This file was generated 2002-06-09 04:23 GMT. This movie's information hasn't changed since 2001-02-06.
Disney's animators have been raising the bar on quality for quite some time. I've read about the increasingly amazing computer-rendered scene in the musicals starting with Beauty and the Beast. I've missed out on all of the Disney musicals starting with Little Mermaid, so I can't speak for myself. I have seen the all-computer efforts Toy Story and A Bug's Life, both of which were visual marvels.
Tarzan makes tremendous use of computers, creating a jungle so filled with detail that if it weren't so gosh-darned perfect we could almost believe it was live action. The animators also took advantage of the otherwise-impossible camera movements afforded them by computer animation and do a few scenes where the perspective can only be described as a roller-coaster. The opening scenes of the burning ship are also dazzling, with excellent water and impressive reflections.
Tarzan is certainly a feast for the eyes, but there's one disconnect that bothered me at the start. For all the amazing attention to detail in the background and props of the movie, the characters look somewhat out of place. Disney folks can still draw the cutest animals you've ever seen, but when they drop them in hyper-realistically rendered environments, they look shoddy. I don't mean to knock cell animation, which I love, but this movie would've worked more seamlessly if the production team had decided on one look or the other and stuck with it.
Any reasonably seasoned movie-goer can guess in advance just about every line that Kerchak will say. There wasn't a single line from him that surprised me in the least. His dialogue could've been lifted from any number of other movies with reluctantly adoptive fathers. Odd as that character type should be, it's a little too popular sometimes.
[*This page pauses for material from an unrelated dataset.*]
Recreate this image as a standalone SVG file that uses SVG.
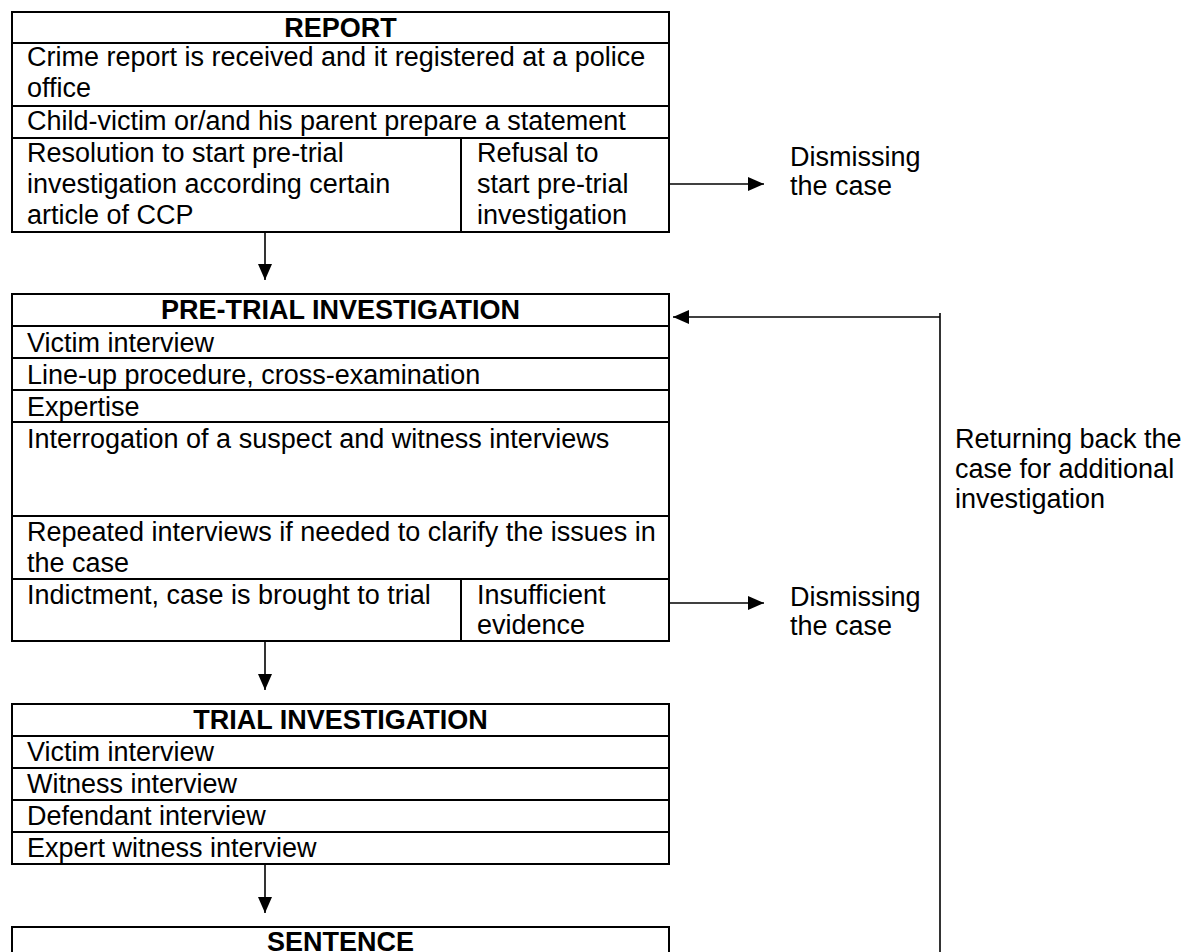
<svg xmlns="http://www.w3.org/2000/svg" width="1184" height="952" viewBox="0 0 1184 952">
<style>
  .box{fill:#fff;stroke:#000;stroke-width:2}
  .div{stroke:#000;stroke-width:2;fill:none}
  .t{font-family:"Liberation Sans",Arial,sans-serif;font-size:27px;fill:#000}
  .h{font-family:"Liberation Sans",Arial,sans-serif;font-size:27px;font-weight:bold;fill:#000;text-anchor:middle}
  .c{stroke:#000;stroke-width:1.6;fill:none}
</style>
<defs>
  <marker id="ah" markerWidth="16" markerHeight="14" refX="16" refY="7" orient="auto" markerUnits="userSpaceOnUse">
    <path d="M0,0 L16,7 L0,14 z" fill="#000"/>
  </marker>
</defs>
<rect width="1184" height="952" fill="#fff"/>

<g id="report">
  <rect class="box" x="12" y="12" width="657" height="220"/>
  <path class="div" d="M12,43 H669 M12,106 H669 M12,138 H669 M461,138 V232"/>
  <text class="h" x="340.5" y="37">REPORT</text>
  <text class="t" x="27" y="66">Crime report is received and it registered at a police</text>
  <text class="t" x="27" y="97">office</text>
  <text class="t" x="27" y="130">Child-victim or/and his parent prepare a statement</text>
  <text class="t" x="27" y="162">Resolution to start pre-trial</text>
  <text class="t" x="27" y="193">investigation according certain</text>
  <text class="t" x="27" y="224">article of CCP</text>
  <text class="t" x="477" y="162">Refusal to</text>
  <text class="t" x="477" y="193">start pre-trial</text>
  <text class="t" x="477" y="224">investigation</text>
</g>

<g id="dismiss1">
  <text class="t" x="790" y="166">Dismissing</text>
  <text class="t" x="790" y="195">the case</text>
</g>

<g id="pretrial">
  <rect class="box" x="12" y="294" width="657" height="347"/>
  <path class="div" d="M12,326 H669 M12,358 H669 M12,390 H669 M12,422 H669 M12,516 H669 M12,579 H669 M461,579 V641"/>
  <text class="h" x="340.5" y="319">PRE-TRIAL INVESTIGATION</text>
  <text class="t" x="27" y="352">Victim interview</text>
  <text class="t" x="27" y="384">Line-up procedure, cross-examination</text>
  <text class="t" x="27" y="416">Expertise</text>
  <text class="t" x="27" y="448">Interrogation of a suspect and witness interviews</text>
  <text class="t" x="27" y="541">Repeated interviews if needed to clarify the issues in</text>
  <text class="t" x="27" y="572">the case</text>
  <text class="t" x="27" y="604">Indictment, case is brought to trial</text>
  <text class="t" x="477" y="604">Insufficient</text>
  <text class="t" x="477" y="634">evidence</text>
</g>

<g id="dismiss2">
  <text class="t" x="790" y="606">Dismissing</text>
  <text class="t" x="790" y="635">the case</text>
</g>

<g id="returning">
  <text class="t" x="955" y="448">Returning back the</text>
  <text class="t" x="955" y="478">case for additional</text>
  <text class="t" x="955" y="508">investigation</text>
</g>

<g id="trial">
  <rect class="box" x="12" y="704" width="657" height="160"/>
  <path class="div" d="M12,736 H669 M12,768 H669 M12,800 H669 M12,832 H669"/>
  <text class="h" x="340.5" y="729">TRIAL INVESTIGATION</text>
  <text class="t" x="27" y="761">Victim interview</text>
  <text class="t" x="27" y="793">Witness interview</text>
  <text class="t" x="27" y="825">Defendant interview</text>
  <text class="t" x="27" y="857">Expert witness interview</text>
</g>

<g id="sentence">
  <rect class="box" x="12" y="927" width="657" height="60"/>
  <text class="h" x="340.5" y="951">SENTENCE</text>
</g>

<g id="connectors">
  <line class="c" x1="669" y1="184" x2="764" y2="184" marker-end="url(#ah)"/>
  <line class="c" x1="265" y1="232" x2="265" y2="280" marker-end="url(#ah)"/>
  <line class="c" x1="669" y1="603" x2="764" y2="603" marker-end="url(#ah)"/>
  <line class="c" x1="265" y1="641" x2="265" y2="690" marker-end="url(#ah)"/>
  <line class="c" x1="265" y1="864" x2="265" y2="913" marker-end="url(#ah)"/>
  <line class="c" x1="940" y1="313" x2="940" y2="952"/>
  <line class="c" x1="940" y1="317" x2="673" y2="317" marker-end="url(#ah)"/>
</g>
</svg>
I should mention that I didn't really have any significant knowledge of Tarzan going in, so it was definitely predictable without preparation.
I was glad that the writers didn't choose to have Tarzan either "remember" English or pick it up instantly. They definitely didn't have a linguistic consultant on staff, though, because humans have trouble producing sounds that they don't hear early enough in life. The few snippets of untranslated ape-speak that we hear certainly don't comprise enough to explain Tarzan's facility with English pronunciation.
The animators took extreme liberty with momentum. Tarzan, who can't possibly weigh in at more than 200 pounds, often swings in on a vine and knocks much heavier creatures out of the way. Kerchak, the alpha-male gorilla, towers over the humans, yet Tarzan is able to tackle him as though they were of equal mass.